Description of the task
Restate each line of the listing exactly, without carrying over any pictures.
☆ ☆ ☆
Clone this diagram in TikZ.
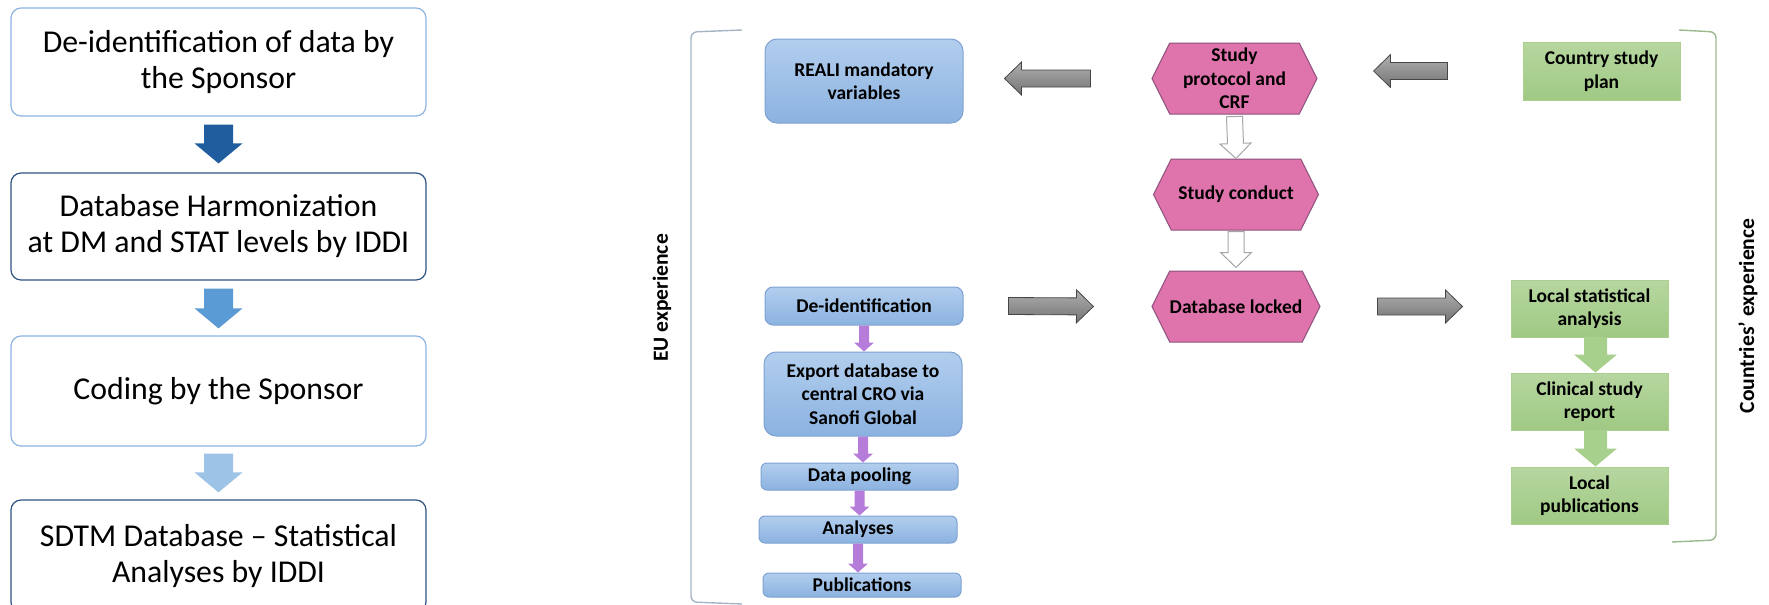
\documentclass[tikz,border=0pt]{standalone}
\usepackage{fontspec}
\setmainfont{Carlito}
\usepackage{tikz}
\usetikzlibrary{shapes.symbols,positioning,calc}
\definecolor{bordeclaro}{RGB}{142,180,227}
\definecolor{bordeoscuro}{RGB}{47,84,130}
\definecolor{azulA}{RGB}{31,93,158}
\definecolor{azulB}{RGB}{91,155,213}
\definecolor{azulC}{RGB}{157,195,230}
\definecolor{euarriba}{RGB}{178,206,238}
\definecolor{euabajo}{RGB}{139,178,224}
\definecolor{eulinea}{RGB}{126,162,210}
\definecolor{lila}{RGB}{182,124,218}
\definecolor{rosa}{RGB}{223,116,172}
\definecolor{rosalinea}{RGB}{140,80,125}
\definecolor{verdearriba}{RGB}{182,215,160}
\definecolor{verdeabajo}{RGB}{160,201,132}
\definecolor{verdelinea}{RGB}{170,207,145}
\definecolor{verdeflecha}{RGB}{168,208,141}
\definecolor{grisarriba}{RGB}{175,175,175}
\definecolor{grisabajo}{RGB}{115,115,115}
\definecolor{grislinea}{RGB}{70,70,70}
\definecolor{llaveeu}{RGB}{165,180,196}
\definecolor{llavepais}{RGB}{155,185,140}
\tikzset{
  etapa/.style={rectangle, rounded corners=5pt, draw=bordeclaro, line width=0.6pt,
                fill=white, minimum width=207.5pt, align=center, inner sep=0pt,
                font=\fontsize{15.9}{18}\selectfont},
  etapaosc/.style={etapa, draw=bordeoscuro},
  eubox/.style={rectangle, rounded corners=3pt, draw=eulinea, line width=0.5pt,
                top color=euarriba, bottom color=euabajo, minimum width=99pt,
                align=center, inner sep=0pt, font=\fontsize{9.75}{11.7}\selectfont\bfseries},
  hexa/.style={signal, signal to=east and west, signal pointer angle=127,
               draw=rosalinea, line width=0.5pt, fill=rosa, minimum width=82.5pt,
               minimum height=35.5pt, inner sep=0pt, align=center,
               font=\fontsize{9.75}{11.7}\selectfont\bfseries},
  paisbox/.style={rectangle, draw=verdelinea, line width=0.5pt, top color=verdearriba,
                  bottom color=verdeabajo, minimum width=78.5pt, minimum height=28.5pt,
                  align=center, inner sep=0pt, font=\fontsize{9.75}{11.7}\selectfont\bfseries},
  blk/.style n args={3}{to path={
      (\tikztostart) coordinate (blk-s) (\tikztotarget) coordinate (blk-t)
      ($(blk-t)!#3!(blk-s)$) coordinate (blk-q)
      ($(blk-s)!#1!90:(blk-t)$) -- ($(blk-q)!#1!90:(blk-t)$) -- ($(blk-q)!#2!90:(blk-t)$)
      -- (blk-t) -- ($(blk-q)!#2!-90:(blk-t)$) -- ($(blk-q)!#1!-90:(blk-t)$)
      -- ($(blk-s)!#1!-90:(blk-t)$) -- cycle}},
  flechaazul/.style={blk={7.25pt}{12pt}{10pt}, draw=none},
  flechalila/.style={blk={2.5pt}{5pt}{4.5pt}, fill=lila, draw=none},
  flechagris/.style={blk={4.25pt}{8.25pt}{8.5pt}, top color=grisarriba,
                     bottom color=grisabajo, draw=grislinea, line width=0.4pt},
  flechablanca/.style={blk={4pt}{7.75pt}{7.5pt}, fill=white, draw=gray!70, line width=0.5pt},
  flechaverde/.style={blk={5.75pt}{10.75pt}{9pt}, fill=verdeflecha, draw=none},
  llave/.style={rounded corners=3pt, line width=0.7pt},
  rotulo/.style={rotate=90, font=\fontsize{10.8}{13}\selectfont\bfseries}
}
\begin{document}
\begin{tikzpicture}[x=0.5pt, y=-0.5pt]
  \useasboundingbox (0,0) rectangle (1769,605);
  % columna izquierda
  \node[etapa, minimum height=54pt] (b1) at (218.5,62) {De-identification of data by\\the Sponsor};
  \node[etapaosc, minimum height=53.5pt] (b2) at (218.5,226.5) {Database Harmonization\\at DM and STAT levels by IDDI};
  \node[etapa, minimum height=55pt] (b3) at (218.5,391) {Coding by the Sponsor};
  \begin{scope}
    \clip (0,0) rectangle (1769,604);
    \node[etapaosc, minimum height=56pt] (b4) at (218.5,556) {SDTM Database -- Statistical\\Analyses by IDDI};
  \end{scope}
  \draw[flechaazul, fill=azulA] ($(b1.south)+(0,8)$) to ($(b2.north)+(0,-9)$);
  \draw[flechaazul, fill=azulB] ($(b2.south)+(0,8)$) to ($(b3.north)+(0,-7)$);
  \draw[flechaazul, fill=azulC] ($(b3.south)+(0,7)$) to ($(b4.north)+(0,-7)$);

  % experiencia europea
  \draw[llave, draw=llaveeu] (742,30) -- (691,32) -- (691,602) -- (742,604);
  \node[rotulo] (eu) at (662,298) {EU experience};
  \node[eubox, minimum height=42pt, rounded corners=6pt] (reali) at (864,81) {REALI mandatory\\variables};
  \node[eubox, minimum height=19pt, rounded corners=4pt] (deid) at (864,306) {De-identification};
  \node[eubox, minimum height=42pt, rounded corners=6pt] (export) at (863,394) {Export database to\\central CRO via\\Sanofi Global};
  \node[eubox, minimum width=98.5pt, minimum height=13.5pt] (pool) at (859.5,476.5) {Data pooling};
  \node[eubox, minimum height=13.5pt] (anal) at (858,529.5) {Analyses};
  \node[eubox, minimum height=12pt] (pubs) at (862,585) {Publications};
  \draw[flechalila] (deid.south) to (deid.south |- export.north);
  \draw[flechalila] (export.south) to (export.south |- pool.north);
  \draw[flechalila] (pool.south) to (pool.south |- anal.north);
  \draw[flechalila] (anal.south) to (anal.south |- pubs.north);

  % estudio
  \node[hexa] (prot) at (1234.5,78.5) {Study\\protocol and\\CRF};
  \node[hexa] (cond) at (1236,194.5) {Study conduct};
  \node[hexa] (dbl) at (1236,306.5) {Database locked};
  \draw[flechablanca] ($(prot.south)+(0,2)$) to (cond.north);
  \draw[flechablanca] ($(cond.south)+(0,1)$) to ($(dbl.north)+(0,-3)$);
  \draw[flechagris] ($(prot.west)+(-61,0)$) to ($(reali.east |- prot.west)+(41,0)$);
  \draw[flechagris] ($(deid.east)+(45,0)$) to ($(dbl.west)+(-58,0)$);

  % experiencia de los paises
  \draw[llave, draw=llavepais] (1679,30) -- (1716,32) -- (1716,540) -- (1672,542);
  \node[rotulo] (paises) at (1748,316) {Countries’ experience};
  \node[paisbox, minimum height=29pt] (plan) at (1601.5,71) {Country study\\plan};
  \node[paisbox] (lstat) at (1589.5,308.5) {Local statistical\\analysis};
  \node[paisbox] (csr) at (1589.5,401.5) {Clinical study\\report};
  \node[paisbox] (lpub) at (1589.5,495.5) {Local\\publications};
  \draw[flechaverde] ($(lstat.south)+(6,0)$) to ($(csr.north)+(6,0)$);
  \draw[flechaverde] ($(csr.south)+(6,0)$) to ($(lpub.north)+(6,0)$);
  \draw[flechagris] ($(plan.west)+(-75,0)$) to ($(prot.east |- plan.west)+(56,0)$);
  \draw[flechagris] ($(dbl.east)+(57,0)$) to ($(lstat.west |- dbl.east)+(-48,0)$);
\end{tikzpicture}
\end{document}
☆ ☆ ☆
Worked solution
Clone this diagram in TikZ.
\documentclass[tikz,border=0pt]{standalone}
\usepackage{fontspec}
\setmainfont{Carlito}
\usepackage{tikz}
\usetikzlibrary{shapes.symbols,positioning,calc}
\definecolor{bordeclaro}{RGB}{142,180,227}
\definecolor{bordeoscuro}{RGB}{47,84,130}
\definecolor{azulA}{RGB}{31,93,158}
\definecolor{azulB}{RGB}{91,155,213}
\definecolor{azulC}{RGB}{157,195,230}
\definecolor{euarriba}{RGB}{178,206,238}
\definecolor{euabajo}{RGB}{139,178,224}
\definecolor{eulinea}{RGB}{126,162,210}
\definecolor{lila}{RGB}{182,124,218}
\definecolor{rosa}{RGB}{223,116,172}
\definecolor{rosalinea}{RGB}{140,80,125}
\definecolor{verdearriba}{RGB}{182,215,160}
\definecolor{verdeabajo}{RGB}{160,201,132}
\definecolor{verdelinea}{RGB}{170,207,145}
\definecolor{verdeflecha}{RGB}{168,208,141}
\definecolor{grisarriba}{RGB}{175,175,175}
\definecolor{grisabajo}{RGB}{115,115,115}
\definecolor{grislinea}{RGB}{70,70,70}
\definecolor{llaveeu}{RGB}{165,180,196}
\definecolor{llavepais}{RGB}{155,185,140}
\tikzset{
  etapa/.style={rectangle, rounded corners=5pt, draw=bordeclaro, line width=0.6pt,
                fill=white, minimum width=207.5pt, align=center, inner sep=0pt,
                font=\fontsize{15.9}{18}\selectfont},
  etapaosc/.style={etapa, draw=bordeoscuro},
  eubox/.style={rectangle, rounded corners=3pt, draw=eulinea, line width=0.5pt,
                top color=euarriba, bottom color=euabajo, minimum width=99pt,
                align=center, inner sep=0pt, font=\fontsize{9.75}{11.7}\selectfont\bfseries},
  hexa/.style={signal, signal to=east and west, signal pointer angle=127,
               draw=rosalinea, line width=0.5pt, fill=rosa, minimum width=82.5pt,
               minimum height=35.5pt, inner sep=0pt, align=center,
               font=\fontsize{9.75}{11.7}\selectfont\bfseries},
  paisbox/.style={rectangle, draw=verdelinea, line width=0.5pt, top color=verdearriba,
                  bottom color=verdeabajo, minimum width=78.5pt, minimum height=28.5pt,
                  align=center, inner sep=0pt, font=\fontsize{9.75}{11.7}\selectfont\bfseries},
  blk/.style n args={3}{to path={
      (\tikztostart) coordinate (blk-s) (\tikztotarget) coordinate (blk-t)
      ($(blk-t)!#3!(blk-s)$) coordinate (blk-q)
      ($(blk-s)!#1!90:(blk-t)$) -- ($(blk-q)!#1!90:(blk-t)$) -- ($(blk-q)!#2!90:(blk-t)$)
      -- (blk-t) -- ($(blk-q)!#2!-90:(blk-t)$) -- ($(blk-q)!#1!-90:(blk-t)$)
      -- ($(blk-s)!#1!-90:(blk-t)$) -- cycle}},
  flechaazul/.style={blk={7.25pt}{12pt}{10pt}, draw=none},
  flechalila/.style={blk={2.5pt}{5pt}{4.5pt}, fill=lila, draw=none},
  flechagris/.style={blk={4.25pt}{8.25pt}{8.5pt}, top color=grisarriba,
                     bottom color=grisabajo, draw=grislinea, line width=0.4pt},
  flechablanca/.style={blk={4pt}{7.75pt}{7.5pt}, fill=white, draw=gray!70, line width=0.5pt},
  flechaverde/.style={blk={5.75pt}{10.75pt}{9pt}, fill=verdeflecha, draw=none},
  llave/.style={rounded corners=3pt, line width=0.7pt},
  rotulo/.style={rotate=90, font=\fontsize{10.8}{13}\selectfont\bfseries}
}
\begin{document}
\begin{tikzpicture}[x=0.5pt, y=-0.5pt]
  \useasboundingbox (0,0) rectangle (1769,605);
  % columna izquierda
  \node[etapa, minimum height=54pt] (b1) at (218.5,62) {De-identification of data by\\the Sponsor};
  \node[etapaosc, minimum height=53.5pt] (b2) at (218.5,226.5) {Database Harmonization\\at DM and STAT levels by IDDI};
  \node[etapa, minimum height=55pt] (b3) at (218.5,391) {Coding by the Sponsor};
  \begin{scope}
    \clip (0,0) rectangle (1769,604);
    \node[etapaosc, minimum height=56pt] (b4) at (218.5,556) {SDTM Database -- Statistical\\Analyses by IDDI};
  \end{scope}
  \draw[flechaazul, fill=azulA] ($(b1.south)+(0,8)$) to ($(b2.north)+(0,-9)$);
  \draw[flechaazul, fill=azulB] ($(b2.south)+(0,8)$) to ($(b3.north)+(0,-7)$);
  \draw[flechaazul, fill=azulC] ($(b3.south)+(0,7)$) to ($(b4.north)+(0,-7)$);

  % experiencia europea
  \draw[llave, draw=llaveeu] (742,30) -- (691,32) -- (691,602) -- (742,604);
  \node[rotulo] (eu) at (662,298) {EU experience};
  \node[eubox, minimum height=42pt, rounded corners=6pt] (reali) at (864,81) {REALI mandatory\\variables};
  \node[eubox, minimum height=19pt, rounded corners=4pt] (deid) at (864,306) {De-identification};
  \node[eubox, minimum height=42pt, rounded corners=6pt] (export) at (863,394) {Export database to\\central CRO via\\Sanofi Global};
  \node[eubox, minimum width=98.5pt, minimum height=13.5pt] (pool) at (859.5,476.5) {Data pooling};
  \node[eubox, minimum height=13.5pt] (anal) at (858,529.5) {Analyses};
  \node[eubox, minimum height=12pt] (pubs) at (862,585) {Publications};
  \draw[flechalila] (deid.south) to (deid.south |- export.north);
  \draw[flechalila] (export.south) to (export.south |- pool.north);
  \draw[flechalila] (pool.south) to (pool.south |- anal.north);
  \draw[flechalila] (anal.south) to (anal.south |- pubs.north);

  % estudio
  \node[hexa] (prot) at (1234.5,78.5) {Study\\protocol and\\CRF};
  \node[hexa] (cond) at (1236,194.5) {Study conduct};
  \node[hexa] (dbl) at (1236,306.5) {Database locked};
  \draw[flechablanca] ($(prot.south)+(0,2)$) to (cond.north);
  \draw[flechablanca] ($(cond.south)+(0,1)$) to ($(dbl.north)+(0,-3)$);
  \draw[flechagris] ($(prot.west)+(-61,0)$) to ($(reali.east |- prot.west)+(41,0)$);
  \draw[flechagris] ($(deid.east)+(45,0)$) to ($(dbl.west)+(-58,0)$);

  % experiencia de los paises
  \draw[llave, draw=llavepais] (1679,30) -- (1716,32) -- (1716,540) -- (1672,542);
  \node[rotulo] (paises) at (1748,316) {Countries’ experience};
  \node[paisbox, minimum height=29pt] (plan) at (1601.5,71) {Country study\\plan};
  \node[paisbox] (lstat) at (1589.5,308.5) {Local statistical\\analysis};
  \node[paisbox] (csr) at (1589.5,401.5) {Clinical study\\report};
  \node[paisbox] (lpub) at (1589.5,495.5) {Local\\publications};
  \draw[flechaverde] ($(lstat.south)+(6,0)$) to ($(csr.north)+(6,0)$);
  \draw[flechaverde] ($(csr.south)+(6,0)$) to ($(lpub.north)+(6,0)$);
  \draw[flechagris] ($(plan.west)+(-75,0)$) to ($(prot.east |- plan.west)+(56,0)$);
  \draw[flechagris] ($(dbl.east)+(57,0)$) to ($(lstat.west |- dbl.east)+(-48,0)$);
\end{tikzpicture}
\end{document}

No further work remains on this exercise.